House debates

Monday, 23 March 2026

Bills

Treasury Laws Amendment (Genetic Testing Protections in Life Insurance and Other Measures) Bill 2025; Second Reading

7:12 pm

Photo of Julian HillJulian Hill (Bruce, Australian Labor Party, Assistant Minister for Citizenship, Customs and Multicultural Affairs) Share this | Hansard source

Well, friendly reflection. While I don't think we need to reach for gender based insults, stereotypes or pejoratives, I've certainly never argued middle-aged white men ought to determine such policy. But the experience of my daughter, someone who would be directly impacted by this policy, is more relevant than any older politician, regardless of their gender.

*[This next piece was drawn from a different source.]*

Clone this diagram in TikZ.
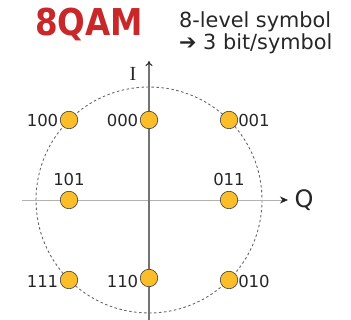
\documentclass[tikz,border=0pt]{standalone}
\usepackage{fontspec}
\setmainfont{DejaVu Sans}
\newfontfamily\serifI{Liberation Serif}
\usetikzlibrary{arrows.meta}
\definecolor{dotfill}{HTML}{FBBD2A}
\definecolor{qamred}{HTML}{C8282A}
\tikzset{
  qdot/.style={circle,fill=dotfill,draw=black!75,line width=0.6pt,minimum size=17.5pt,inner sep=0pt},
  lbl/.style={font=\fontsize{16.5}{18}\selectfont,text=black!85,inner sep=0pt},
  txt/.style={font=\fontsize{20.8}{22}\selectfont,text=black!85,inner sep=0pt,anchor=base west},
}
\begin{document}
\begin{tikzpicture}[x=1pt,y=-1pt]
\useasboundingbox (0,0) rectangle (351,320);
\coordinate (c) at (149,200);
% dashed circle
\draw[black!60,line width=0.9pt,dash pattern=on 2.5pt off 2.5pt] (c) circle[radius=113];
% axes
\coordinate (qs) at (22,200);
\coordinate (qe) at (288,200);
\coordinate (is) at (149,320);
\coordinate (ie) at (149,61);
\draw[black!30,line width=0.8pt,-{Stealth[length=8pt,width=7pt,inset=2.5pt,black!85]}] (qs) -- (qe);
\draw[black!55,line width=1.5pt,-{To[length=5pt,width=7pt,black!85,line width=1pt]}] (is) -- (ie);
% dots
\node[qdot] (d100) at (69,120) {};
\node[qdot] (d000) at (149,120) {};
\node[qdot] (d001) at (229,120) {};
\node[qdot] (d101) at (69,200) {};
\node[qdot] (d011) at (229,200) {};
\node[qdot] (d111) at (69,280) {};
\node[qdot] (d110) at (149,278) {};
\node[qdot] (d010) at (229,280) {};
% labels
\node[lbl,anchor=east] (l100) at ([xshift=-1.5pt]d100.west) {100};
\node[lbl,anchor=east] (l000) at ([xshift=-1.5pt]d000.west) {000};
\node[lbl,anchor=west] (l001) at ([xshift=0pt]d001.east) {001};
\node[lbl,anchor=south] (l101) at ([yshift=5.5pt]d101.north) {101};
\node[lbl,anchor=south] (l011) at ([yshift=5.5pt]d011.north) {011};
\node[lbl,anchor=east] (l111) at ([xshift=-1.5pt,yshift=-1pt]d111.west) {111};
\node[lbl,anchor=east] (l110) at ([xshift=-1.5pt,yshift=-3pt]d110.west) {110};
\node[lbl,anchor=west] (l010) at ([xshift=0pt,yshift=-1pt]d010.east) {010};
% axis labels
\node[inner sep=0pt,font=\serifI\fontsize{20}{22}\selectfont,text=black!85] (I) at (133,74) {I};
\node[inner sep=0pt,font=\fontsize{24}{26}\selectfont,text=black!85] (Q) at (304,200) {Q};
% title
\node[inner sep=0pt,text=qamred,font=\bfseries\fontsize{37}{40}\selectfont,xscale=0.88] (title) at (89,24) {8QAM};
\node[txt] (t1) at (179,28) {8-level symbol};
\node[txt] (t2) at (179,50) {{\bfseries ➔} 3 bit/symbol};
\end{tikzpicture}
\end{document}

I'd also note Senator Michelle Ananda-Rajah's comments where she raised very strong and sensible concerns that there are more effective forms of contraception these days. The pill, I think, is about 92 per cent effective—so, eight in 100 cases, there's the baby. I won't tell the story of how my daughter was conceived in the Hansard, but it had something to do with the pill. If you take one every second day, it's not very effective. That's a tip for young players. But we were on holiday. There you go. I told the story. The world needed to know that. Ninety-nine per cent of IUDs are effective. So there are other safer mechanisms out there. It's not for me or any politician to say to young women or, indeed, young couples and young men, if they want to pursue male contraceptives, what the right option is, but I passionately believe it is the safest thing to do for Australians to ensure that there's a proper medical consultation where people consider all the options and we don't have the commercial conflict of interest of a pharmacist writing a script and then profiting from dispensing the script. I say that very genuinely.

The Commonwealth has announced, as the dominos have fallen, that the government will ensure concessions are available to support pharmacy prescribing of contraceptive pills, and that is a logical position. There is little else you can do once the states have decided to do this but extend the concessions for concession patients. I mean, it's just a ridiculous situation that you'd be paying full price for people who should be getting a concession with a valid prescription.

I'll just conclude on this. I know it was done in good faith; I really do, but I do encourage all of the states and territories that are looking at this or intending first-time prescriptions to restrict it to repeat prescriptions only. This is an area to make haste slowly, if I can say that myself. I'll give the member for Calwell the choice of whether he wants me to add further contributions to the Hansard or give him the five minutes now.